>>>

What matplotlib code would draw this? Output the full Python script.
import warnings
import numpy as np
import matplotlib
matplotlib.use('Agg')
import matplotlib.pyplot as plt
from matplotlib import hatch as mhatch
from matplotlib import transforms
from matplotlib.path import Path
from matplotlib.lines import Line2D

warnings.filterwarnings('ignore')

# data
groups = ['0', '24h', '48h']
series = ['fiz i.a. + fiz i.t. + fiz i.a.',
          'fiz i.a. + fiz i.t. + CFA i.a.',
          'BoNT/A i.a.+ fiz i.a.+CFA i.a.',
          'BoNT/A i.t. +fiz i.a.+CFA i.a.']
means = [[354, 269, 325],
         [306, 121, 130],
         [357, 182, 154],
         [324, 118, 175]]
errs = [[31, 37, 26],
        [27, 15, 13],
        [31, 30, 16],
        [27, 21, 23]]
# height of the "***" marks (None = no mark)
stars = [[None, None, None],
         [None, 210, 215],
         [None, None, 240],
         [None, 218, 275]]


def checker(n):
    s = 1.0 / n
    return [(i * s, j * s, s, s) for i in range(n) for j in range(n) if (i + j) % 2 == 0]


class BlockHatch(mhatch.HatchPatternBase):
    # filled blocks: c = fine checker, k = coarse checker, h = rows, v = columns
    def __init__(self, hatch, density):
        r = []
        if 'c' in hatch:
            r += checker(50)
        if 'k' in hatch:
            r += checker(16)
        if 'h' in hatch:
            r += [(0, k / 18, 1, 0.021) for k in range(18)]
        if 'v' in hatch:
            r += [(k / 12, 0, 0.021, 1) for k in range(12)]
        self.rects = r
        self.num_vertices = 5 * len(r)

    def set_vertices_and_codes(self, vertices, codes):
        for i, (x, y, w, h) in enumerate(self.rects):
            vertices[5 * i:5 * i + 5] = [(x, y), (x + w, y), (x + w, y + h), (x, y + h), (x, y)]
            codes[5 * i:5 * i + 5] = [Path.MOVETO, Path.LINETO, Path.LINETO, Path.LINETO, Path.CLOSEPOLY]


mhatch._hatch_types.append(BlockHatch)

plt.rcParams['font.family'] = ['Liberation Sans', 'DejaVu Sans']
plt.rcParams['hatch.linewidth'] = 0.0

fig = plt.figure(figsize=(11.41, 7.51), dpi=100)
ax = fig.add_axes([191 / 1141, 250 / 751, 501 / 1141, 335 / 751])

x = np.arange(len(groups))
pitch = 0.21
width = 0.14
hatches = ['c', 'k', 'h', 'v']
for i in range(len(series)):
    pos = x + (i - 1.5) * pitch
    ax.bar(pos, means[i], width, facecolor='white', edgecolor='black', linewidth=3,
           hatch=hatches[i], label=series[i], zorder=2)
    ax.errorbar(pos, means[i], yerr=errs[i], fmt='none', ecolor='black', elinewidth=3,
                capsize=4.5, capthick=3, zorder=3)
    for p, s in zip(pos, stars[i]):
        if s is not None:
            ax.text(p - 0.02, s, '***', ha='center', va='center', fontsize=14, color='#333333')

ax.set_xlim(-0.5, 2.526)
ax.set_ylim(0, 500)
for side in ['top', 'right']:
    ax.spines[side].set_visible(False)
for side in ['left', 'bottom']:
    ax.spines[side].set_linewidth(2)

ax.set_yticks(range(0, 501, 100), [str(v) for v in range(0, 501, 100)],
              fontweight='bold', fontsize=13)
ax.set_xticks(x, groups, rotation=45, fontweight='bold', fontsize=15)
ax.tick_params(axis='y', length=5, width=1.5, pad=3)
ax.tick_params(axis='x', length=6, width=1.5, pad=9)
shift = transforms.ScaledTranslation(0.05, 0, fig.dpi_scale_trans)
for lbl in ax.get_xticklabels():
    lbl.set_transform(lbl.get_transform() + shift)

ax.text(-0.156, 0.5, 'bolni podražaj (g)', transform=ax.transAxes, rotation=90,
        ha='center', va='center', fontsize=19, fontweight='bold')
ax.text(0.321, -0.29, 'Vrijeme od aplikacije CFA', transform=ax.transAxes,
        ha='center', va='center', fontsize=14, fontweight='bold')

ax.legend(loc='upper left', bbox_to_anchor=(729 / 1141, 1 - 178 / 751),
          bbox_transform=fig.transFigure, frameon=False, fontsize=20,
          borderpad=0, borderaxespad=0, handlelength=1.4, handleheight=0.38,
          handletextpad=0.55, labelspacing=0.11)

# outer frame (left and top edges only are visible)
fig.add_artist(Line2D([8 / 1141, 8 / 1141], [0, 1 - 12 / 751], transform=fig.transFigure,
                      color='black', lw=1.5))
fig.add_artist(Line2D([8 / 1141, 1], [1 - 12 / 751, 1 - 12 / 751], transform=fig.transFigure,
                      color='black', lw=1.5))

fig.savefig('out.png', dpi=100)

<<<

Task prompt
Write down every line of the data exactly as it appears above.

The output
What matplotlib code would draw this? Output the full Python script.
import warnings
import numpy as np
import matplotlib
matplotlib.use('Agg')
import matplotlib.pyplot as plt
from matplotlib import hatch as mhatch
from matplotlib import transforms
from matplotlib.path import Path
from matplotlib.lines import Line2D

warnings.filterwarnings('ignore')

# data
groups = ['0', '24h', '48h']
series = ['fiz i.a. + fiz i.t. + fiz i.a.',
          'fiz i.a. + fiz i.t. + CFA i.a.',
          'BoNT/A i.a.+ fiz i.a.+CFA i.a.',
          'BoNT/A i.t. +fiz i.a.+CFA i.a.']
means = [[354, 269, 325],
         [306, 121, 130],
         [357, 182, 154],
         [324, 118, 175]]
errs = [[31, 37, 26],
        [27, 15, 13],
        [31, 30, 16],
        [27, 21, 23]]
# height of the "***" marks (None = no mark)
stars = [[None, None, None],
         [None, 210, 215],
         [None, None, 240],
         [None, 218, 275]]


def checker(n):
    s = 1.0 / n
    return [(i * s, j * s, s, s) for i in range(n) for j in range(n) if (i + j) % 2 == 0]


class BlockHatch(mhatch.HatchPatternBase):
    # filled blocks: c = fine checker, k = coarse checker, h = rows, v = columns
    def __init__(self, hatch, density):
        r = []
        if 'c' in hatch:
            r += checker(50)
        if 'k' in hatch:
            r += checker(16)
        if 'h' in hatch:
            r += [(0, k / 18, 1, 0.021) for k in range(18)]
        if 'v' in hatch:
            r += [(k / 12, 0, 0.021, 1) for k in range(12)]
        self.rects = r
        self.num_vertices = 5 * len(r)

    def set_vertices_and_codes(self, vertices, codes):
        for i, (x, y, w, h) in enumerate(self.rects):
            vertices[5 * i:5 * i + 5] = [(x, y), (x + w, y), (x + w, y + h), (x, y + h), (x, y)]
            codes[5 * i:5 * i + 5] = [Path.MOVETO, Path.LINETO, Path.LINETO, Path.LINETO, Path.CLOSEPOLY]


mhatch._hatch_types.append(BlockHatch)

plt.rcParams['font.family'] = ['Liberation Sans', 'DejaVu Sans']
plt.rcParams['hatch.linewidth'] = 0.0

fig = plt.figure(figsize=(11.41, 7.51), dpi=100)
ax = fig.add_axes([191 / 1141, 250 / 751, 501 / 1141, 335 / 751])

x = np.arange(len(groups))
pitch = 0.21
width = 0.14
hatches = ['c', 'k', 'h', 'v']
for i in range(len(series)):
    pos = x + (i - 1.5) * pitch
    ax.bar(pos, means[i], width, facecolor='white', edgecolor='black', linewidth=3,
           hatch=hatches[i], label=series[i], zorder=2)
    ax.errorbar(pos, means[i], yerr=errs[i], fmt='none', ecolor='black', elinewidth=3,
                capsize=4.5, capthick=3, zorder=3)
    for p, s in zip(pos, stars[i]):
        if s is not None:
            ax.text(p - 0.02, s, '***', ha='center', va='center', fontsize=14, color='#333333')

ax.set_xlim(-0.5, 2.526)
ax.set_ylim(0, 500)
for side in ['top', 'right']:
    ax.spines[side].set_visible(False)
for side in ['left', 'bottom']:
    ax.spines[side].set_linewidth(2)

ax.set_yticks(range(0, 501, 100), [str(v) for v in range(0, 501, 100)],
              fontweight='bold', fontsize=13)
ax.set_xticks(x, groups, rotation=45, fontweight='bold', fontsize=15)
ax.tick_params(axis='y', length=5, width=1.5, pad=3)
ax.tick_params(axis='x', length=6, width=1.5, pad=9)
shift = transforms.ScaledTranslation(0.05, 0, fig.dpi_scale_trans)
for lbl in ax.get_xticklabels():
    lbl.set_transform(lbl.get_transform() + shift)

ax.text(-0.156, 0.5, 'bolni podražaj (g)', transform=ax.transAxes, rotation=90,
        ha='center', va='center', fontsize=19, fontweight='bold')
ax.text(0.321, -0.29, 'Vrijeme od aplikacije CFA', transform=ax.transAxes,
        ha='center', va='center', fontsize=14, fontweight='bold')

ax.legend(loc='upper left', bbox_to_anchor=(729 / 1141, 1 - 178 / 751),
          bbox_transform=fig.transFigure, frameon=False, fontsize=20,
          borderpad=0, borderaxespad=0, handlelength=1.4, handleheight=0.38,
          handletextpad=0.55, labelspacing=0.11)

# outer frame (left and top edges only are visible)
fig.add_artist(Line2D([8 / 1141, 8 / 1141], [0, 1 - 12 / 751], transform=fig.transFigure,
                      color='black', lw=1.5))
fig.add_artist(Line2D([8 / 1141, 1], [1 - 12 / 751, 1 - 12 / 751], transform=fig.transFigure,
                      color='black', lw=1.5))

fig.savefig('out.png', dpi=100)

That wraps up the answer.